La lavagna per me è come non fosse esistita, in classe. Non sono mai riuscita a vederla completamente, a causa dell’ipovisione che accompagna la vita di ogni albino. Già, ho una vista molto ridotta, oltre a una pelle chiarissima e a capelli biondo platino, che sono l’aspetto più visibile della mia condizione, dovuta a una ricombinazione mutata dei geni del mio Dna.
Sono nata così, ma questo non mi ha impedito di laurearmi in ingegneria biomedica. Anzi, forse la condizione di svantaggio mi ha dato la forza di spingermi oltre i miei limiti, per dimostrare agli altri e a me stessa di essere più brava. Una sorta di rivincita nei confronti della natura. Qualcuno la chiama resilienza, ovvero la capacità di uscire psicologicamente più forti da una situazione di difficoltà. Sempre che si tratti effettivamente di una vita più difficile.
Devo dire che i tempi moderni aiutano la vita di un albino. Per esempio, molti computer e i tablet consentono di allargare i caratteri a volontà, venendo incontro a chi ha problemi visivi come me. E le creme a protezione altissima, seguendo molte cautele per il sole, aiutano a limitare i problemi di scottature, eritemi o ancor peggio tumori della pelle.
Posso dire di avere avuto un’esistenza normale. Certo, quando sei albina non puoi evitare gli sguardi incuriositi della gente, ma dopo un po’ ci fai l’abitudine.
Anzi, poi ti capita di divertirti anche dinanzi allo stupore di chi ti circonda. Un giorno, mentre attendevo l’autobus (non ho la patente, come accade a tutti gli albini proprio a causa della vista troppo bassa), mi sono seduta accanto a una donna di colore con in braccio un bambino che avrà avuto un paio di anni. Il piccoletto ha guardato la madre, poi ha guardato me, poi ancora la madre e si è messo a ridere divertito dal fortissimo contrasto tra le due persone che aveva davanti... Risa senza malizia, senza inibizioni.
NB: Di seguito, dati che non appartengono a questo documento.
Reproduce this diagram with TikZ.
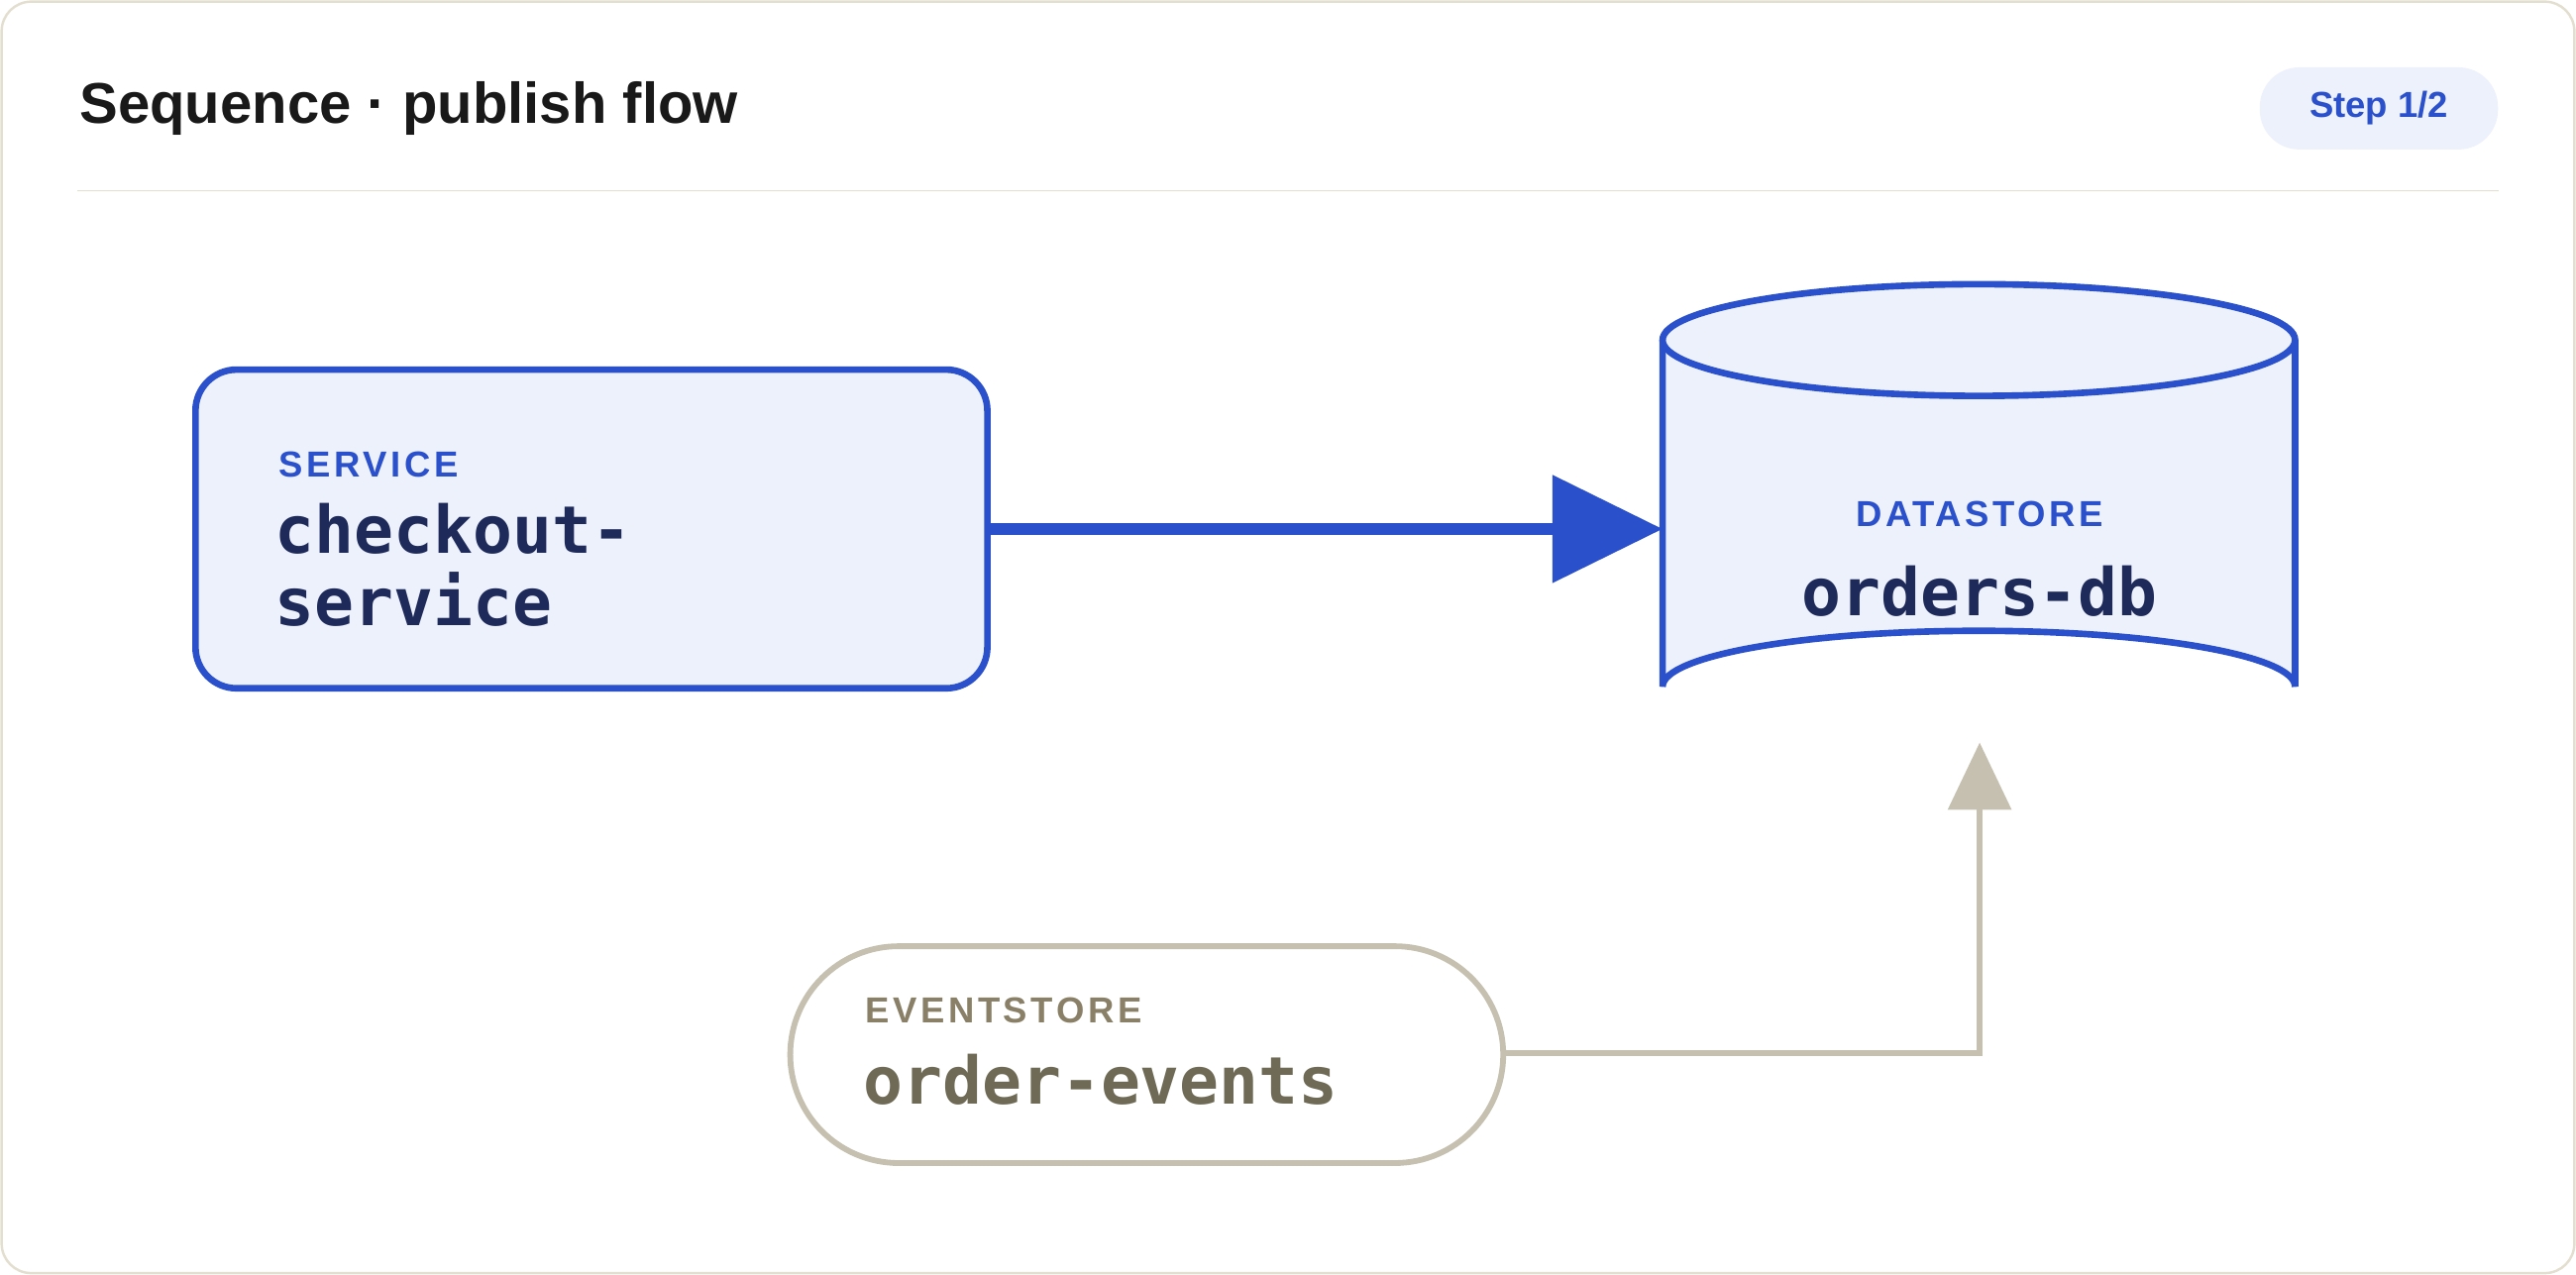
\documentclass[tikz,border=0pt]{standalone}
\usepackage{fontspec}
\setmainfont{Liberation Sans}
\newfontfamily\capsf[LetterSpace=10]{Liberation Sans}
\newfontfamily\monof{DejaVu Sans Mono}
\usetikzlibrary{arrows.meta}
\definecolor{blu}{HTML}{2B50CC}
\definecolor{bfill}{HTML}{EDF1FC}
\definecolor{navy}{HTML}{1E2A5A}
\definecolor{gry}{HTML}{C5C0B0}
\definecolor{gtxt}{HTML}{8A8068}
\definecolor{gdark}{HTML}{6E6A55}
\definecolor{frame}{HTML}{E3DFD0}
\begin{document}
\begin{tikzpicture}[x=1pt,y=-1pt,
  caplbl/.style={anchor=west,font=\capsf\bfseries\fontsize{22}{26}\selectfont},
  mono/.style={anchor=west,font=\monof\bfseries\fontsize{40}{48}\selectfont,align=left}]
\useasboundingbox (0,0) rectangle (1568,776);
\draw[frame,line width=1.5,rounded corners=18] (1,1) rectangle (1567,775);
\node[anchor=west,font=\bfseries\fontsize{35}{40}\selectfont,text=black!90] (title) at (45,66) {Sequence · publish flow};
\node[fill=bfill,rounded corners=24,minimum width=145,minimum height=50,text=blu,font=\bfseries\fontsize{22}{26}\selectfont] (step) at (1448,66) {Step 1/2};
\draw[frame,line width=1] (47,116) -- (1521,116);
% service
\draw[blu,fill=bfill,line width=4,rounded corners=25] (119,225) rectangle (601,419);
\node (svc) at (360,322) {};
\node[caplbl,text=blu] (svcl) at (166,283) {SERVICE};
\node[mono,text=navy,anchor=north west] (svct) at (164,303) {checkout-\\[-4pt]service};
% cylinder
\draw[blu,fill=bfill,line width=4] (1012,207) -- (1012,418) arc[start angle=180,end angle=360,x radius=192.5,y radius=34] -- (1397,207);
\draw[blu,fill=bfill,line width=4] (1204.5,207) ellipse[x radius=192.5,y radius=34];
\coordinate (dbw) at (1012,322);
\coordinate (dbb) at (1205,452);
\node[font=\capsf\bfseries\fontsize{22}{26}\selectfont,text=blu] (dbl) at (1205,313) {DATASTORE};
\node[font=\monof\bfseries\fontsize{40}{48}\selectfont,text=navy] (dbt) at (1205,360) {orders-db};
% eventstore
\draw[gry,fill=white,line width=3.5,rounded corners=66] (481,576) rectangle (915,708);
\coordinate (eve) at (915,641);
\node[caplbl,text=gtxt] (evl) at (523,615) {EVENTSTORE};
\node[mono,text=gdark] (evt) at (522,657) {order-events};
% connectors
\coordinate (svce) at (603,322);
\draw[blu,line width=7,-{Triangle[length=67,width=64]}] (svce) -- (dbw);
\draw[gry,line width=4,-{Triangle[length=41,width=38]}] (eve) -- (1205,641) -- (dbb);
\end{tikzpicture}
\end{document}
SONO INGEGNERE E MAMMA DI UNA BAMBINA Non sempre tutto è stato semplice. Fin dalla scuola materna non riuscivo a spiegarmi il perché di certi trattamenti speciali che le maestre mi riservavano: ero vicino alla cattedra o in prima fila e difficilmente mi lasciavano uscire per i giochi all’aperto. Non sapevo che lo facevano per il mio bene, i miei genitori si erano molto raccomandati: la mia pelle non sopportava i raggi ultravioletti e i miei occhi erano quasi feriti dalla luce brillante del sole. A volte, poi, i compagnetti mi canzonavano per i miei capelli e per i miei occhi troppo chiari. Ma la mia famiglia, con grande intelligenza, mi è stata sempre al fianco e non ha mai posto limiti alle mie aspirazioni. Non mi ha mai vietato lo sport, ma ne ha scelto uno dove la vista non era così fondamentale, come il nuoto. In altre parole, ha trovato soluzioni alternative, indirizzando le mie energie verso attività che potevo compiere, permettendomi comunque di esprimere le mie potenzialità. E forse è a questo che devo ciò che sono oggi: lavoro in una società informatica, sono sposata e a dicembre del 2011 sono diventata mamma di Lucia. Non ho dimenticato chi sono ed è per questo che faccio anche la presidentessa di Albinit, l’Associazione nazionale albini: bisogna lottare perché in alcuni contesti il problema della discriminazione continua a esserci. Niente a che vedere con l’emarginazione degli albini in Africa, naturalmente, allontanati dalle famiglie e a volte sacrificati. Un orrore. Ma l’ignoranza gioca brutti scherzi anche in Italia. E far conoscere di più la base scientifica della nostra condizione è necessario.